阿新 • • 發佈：2022-04-04

/ 20220404 Week 1 - 2 /

Chapter 1 - Introduction

1.1 Definition

Arthur Samuel
The field of study that gives computers the ability to learn without being explicitly programmed.
Tom Mitchell
A computer program is said to learn from experience E with respect to some class of tasks T and performance measure P

, if its performance at tasks in T, as measured by P, improves with experience E.

1.2 Concepts

1.2.1 Classification of Machine Learning

Supervised Learning 監督學習：given a labeled data set; already know what a correct output/result should look like
- Regression 迴歸：continuous output
- Classification 分類：discrete output
Unsupervised Learning 無監督學習：given an unlabeled data set or an data set with the same labels; group the data by ourselves
- Clustering 聚類：group the data into different clusters
- Non-Clustering 非聚類
Others: Reinforcement Learning, Recommender Systems...

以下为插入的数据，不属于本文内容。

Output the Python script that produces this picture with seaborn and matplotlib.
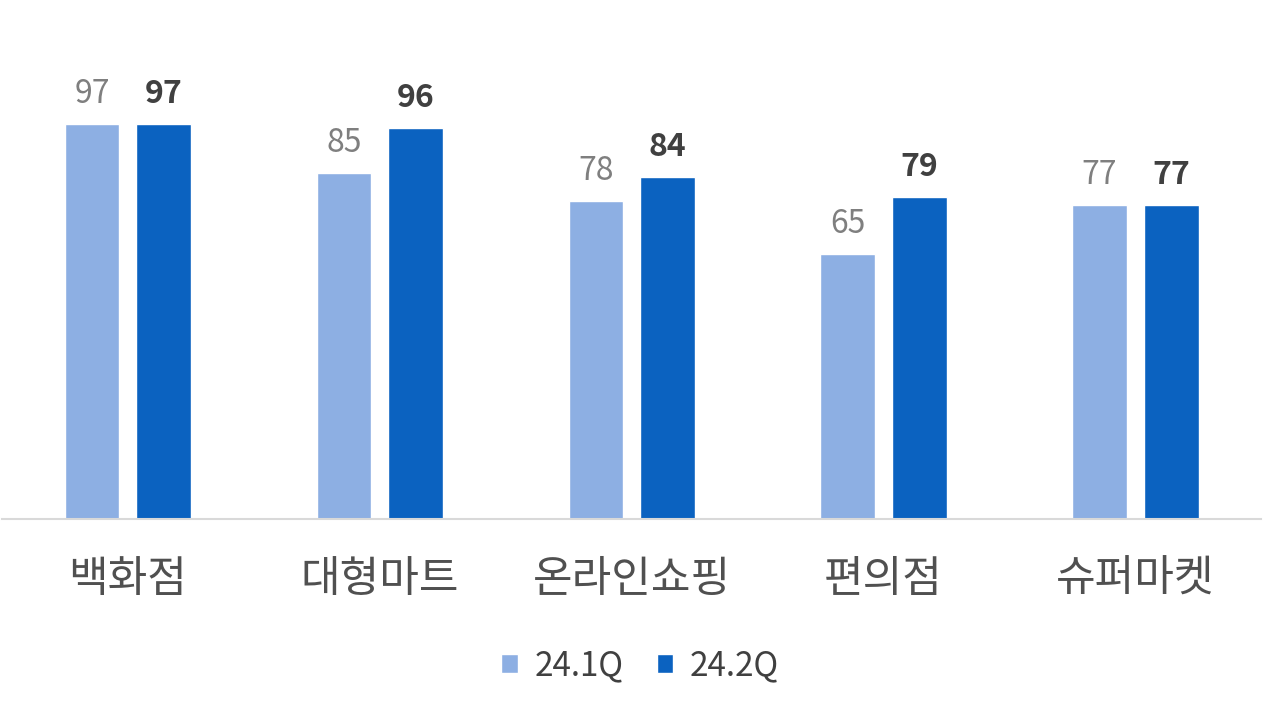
import matplotlib
matplotlib.use("Agg")
import matplotlib.pyplot as plt
import seaborn as sns
import pandas as pd
from matplotlib.patches import Patch

categories = ["백화점", "대형마트", "온라인쇼핑", "편의점", "슈퍼마켓"]
series_names = ["24.1Q", "24.2Q"]
q1_values = [97, 85, 78, 65, 77]
q2_values = [97, 96, 84, 79, 77]

df = pd.DataFrame({
    "category": categories * 2,
    "quarter": [series_names[0]] * len(categories) + [series_names[1]] * len(categories),
    "value": q1_values + q2_values,
})

sns.set_theme(style="white")
plt.rcParams["font.family"] = ["Noto Sans CJK KR", "DejaVu Sans"]

light = "#8DAFE3"
dark = "#0B62C0"

fig = plt.figure(figsize=(12.8, 7.2), dpi=100)
ax = fig.add_axes([0.0015, 0.279, 0.984, 0.665])

sns.barplot(data=df, x="category", y="value", hue="quarter", order=categories,
            hue_order=series_names, palette=[light, dark], width=0.57, gap=0.24,
            ax=ax, legend=False, saturation=1)

ax.set_xlim(-0.5, 4.5)
ax.set_ylim(0, 117.5)
ax.set_xlabel("")
ax.set_ylabel("")
ax.set_yticks([])
for s in ["top", "right", "left"]:
    ax.spines[s].set_visible(False)
ax.spines["bottom"].set_color("#d9d9d9")
ax.spines["bottom"].set_linewidth(1.5)
ax.tick_params(axis="x", length=0, pad=28, labelsize=31, labelcolor="#505050")

cont1, cont2 = ax.containers[0], ax.containers[1]
ax.bar_label(cont1, labels=[str(v) for v in q1_values], padding=10, fontsize=23,
             color="#7f7f7f")
ax.bar_label(cont2, labels=[str(v) for v in q2_values], padding=10, fontsize=23,
             color="#404040", fontweight="bold")

handles = [Patch(facecolor=light, label=series_names[0]),
           Patch(facecolor=dark, label=series_names[1])]
fig.legend(handles=handles, loc="center", bbox_to_anchor=(0.5, 0.075), ncol=2,
           frameon=False, fontsize=24, handlelength=0.5, handleheight=0.5,
           handletextpad=0.5, columnspacing=1.0, labelcolor="#404040")

fig.savefig("out.png", dpi=100, facecolor="white")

1.2.2 Model Representation

Training Set 訓練集

\[\begin{matrix} x^{(1)}_1&x^{(1)}_2&\cdots&x^{(1)}_n&&y^{(1)}\\ x^{(2)}_1&x^{(2)}_2&\cdots&x^{(2)}_n&&y^{(2)}\\ \vdots&\vdots&\ddots&\vdots&&\vdots\\ x^{(m)}_1&x^{(m)}_2&\cdots&x^{(m)}_n&&y^{(m)} \end{matrix}\]
符號說明
$m=$ the number of training examples 訓練樣本的數量 - 行數
$n=$ the number of features 特徵數量 - 列數
$x=$ input variable/feature 輸入變數/特徵
$y=$ output variable/target variable 輸出變數/目標變數
$(x^{(i)}_j,y^{(i)})$ ：第$j$個特徵的第 $i$ 個訓練樣本，其中 $i=1, ..., m$，$j=1, ..., n$

1.2.3 Cost Function 代價函式

1.2.4 Gradient Descent 梯度下降

Chapter 2 - Linear Regression 線性迴歸

\[\begin{matrix} x_0&x^{(1)}_1&x^{(1)}_2&\cdots&x^{(1)}_n&&y^{(1)}\\ x_0&x^{(2)}_1&x^{(2)}_2&\cdots&x^{(2)}_n&&y^{(2)}\\ \vdots&\vdots&\vdots&\ddots&\vdots&&\vdots\\ x_0&x^{(m)}_1&x^{(m)}_2&\cdots&x^{(m)}_n&&y^{(m)}\\ \\ \theta_0&\theta_1&\theta_2&\cdots&\theta_n&& \end{matrix}\]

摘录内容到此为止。